Medal of Poglavnik Ante Pavelić for Bravery () is founded as a "visible sign of decoration for acts of personal bravery in combat". Poglavnik of Croatia has awarded with this medal officers, NCOs and soldiers of Croatian Armed Forces who showed personal bravery in combat. It was possible that medal be awarded to members of foreign armed forces, and those members were needed to be involved in combat along with Croatian soldiers. Medal for bravery had four grades:

Golden medal for bravery
It was worn on unusual created ribbon which hung from the second upper button. Holder of the Golden medal for bravery had right on title "Knight" ("Vitez"). Golden medal for bravery was awarded to only seven persons and five of them was awarded posthumous. Also, two Golden medals for bravery were awarded to flags of two Croatian units.

Great silver medal for bravery 
It was worn on triangle ribbon which hung on the left chest.

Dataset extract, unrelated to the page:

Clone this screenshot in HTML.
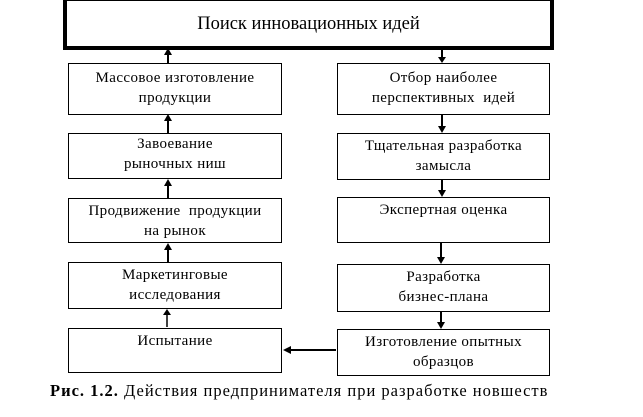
<!DOCTYPE html>
<html><head><meta charset="utf-8"><style>
body{margin:0;width:643px;height:417px;background:#fff;position:relative;overflow:hidden;font-family:"Liberation Serif","DejaVu Serif",serif;color:#000}
.b{position:absolute;border:1px solid #000;box-sizing:border-box;text-align:center;font-size:15px;letter-spacing:0.4px;line-height:20px;padding-top:4px;white-space:nowrap}
.top{position:absolute;left:63px;top:-3px;width:491px;height:53px;border:4px solid #000;box-sizing:border-box;text-align:center;font-size:18.5px;line-height:46px}
.cap{position:absolute;left:50px;top:381px;font-size:16.5px;letter-spacing:1px;white-space:nowrap}
svg{position:absolute;left:0;top:0}
</style></head><body>
<div class="top">Поиск инновационных идей</div>
<div class="b" style="left:68px;top:63px;width:214px;height:52px">Массовое изготовление<br>продукции</div>
<div class="b" style="left:68px;top:133px;width:214px;height:46px;padding-top:0">Завоевание<br>рыночных ниш</div>
<div class="b" style="left:68px;top:198px;width:214px;height:45px;padding-top:2px">Продвижение&nbsp; продукции<br>на рынок</div>
<div class="b" style="left:68px;top:262px;width:214px;height:47px;padding-top:2px">Маркетинговые<br>исследования</div>
<div class="b" style="left:68px;top:328px;width:214px;height:45px;padding-top:2px">Испытание</div>
<div class="b" style="left:337px;top:63px;width:213px;height:52px">Отбор наиболее<br>перспективных&nbsp; идей</div>
<div class="b" style="left:337px;top:133px;width:213px;height:47px;padding-top:2px">Тщательная разработка<br>замысла</div>
<div class="b" style="left:337px;top:197px;width:213px;height:46px;padding-top:2px">Экспертная оценка</div>
<div class="b" style="left:337px;top:264px;width:213px;height:48px;padding-top:2px">Разработка<br>бизнес-плана</div>
<div class="b" style="left:337px;top:329px;width:213px;height:47px;padding-top:2px">Изготовление опытных<br>образцов</div>
<svg width="643" height="417">
<g stroke="#000" stroke-width="2" fill="#000">
<line x1="168" y1="63" x2="168" y2="52"/><polygon points="164,55 172,55 168,48" stroke="none"/>
<line x1="168" y1="133" x2="168" y2="118"/><polygon points="164,121 172,121 168,114" stroke="none"/>
<line x1="168" y1="198" x2="168" y2="183"/><polygon points="164,186 172,186 168,179" stroke="none"/>
<line x1="168" y1="262" x2="168" y2="247"/><polygon points="164,250 172,250 168,243" stroke="none"/>
<line x1="167" y1="327" x2="167" y2="312" stroke-width="1.5"/><polygon points="163,315 171,315 167,309" stroke="none"/>
<line x1="442" y1="50" x2="442" y2="58"/><polygon points="438,57 446,57 442,63" stroke="none"/>
<line x1="442" y1="115" x2="442" y2="127"/><polygon points="438,126 446,126 442,133" stroke="none"/>
<line x1="442" y1="180" x2="442" y2="191"/><polygon points="438,190 446,190 442,197" stroke="none"/>
<line x1="441" y1="243" x2="441" y2="258"/><polygon points="437,257 445,257 441,264" stroke="none"/>
<line x1="441" y1="312" x2="441" y2="323"/><polygon points="437,322 445,322 441,329" stroke="none"/>
<line x1="336" y1="350" x2="290" y2="350"/><polygon points="291,346 291,354 283,350" stroke="none"/>
</g></svg>
<div class="cap"><b>Рис. 1.2.</b> Действия предпринимателя при разработке новшеств</div>
</body></html>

Croatian citizens, which have been awarded with Great silver or Golden bravery medal had monthly allowance. 
There was also Small silver medal and Bronze medal of Poglavnik Ante Pavelić for bravery which were massively awarded.

Creator of this medal is famous Croatian sculptor Ivo Kerdić.

Recipients

Golden Medal for bravery
Nine medals were awarded:
Artillery Lance Sergeant Marijan Banovac
Ustaša Captain Mijo Babić
Ustaša Colonel Jure Francetić
Infantry Major Juraj Bobinac
Ustaša Major Krunoslav Devčić
Air Force Lieutenant Cvitan Galić
General Eduard Bona-Bunić
Kladanj Battalion
369th Croatian Reinforced Infantry Regiment

Sources
Hrvatska odlikovanja (mr. sc. Stjepan Adanić, general-bojnik Krešimir Kašpar, prof. Boris Prister, prof. Ivan Ružić)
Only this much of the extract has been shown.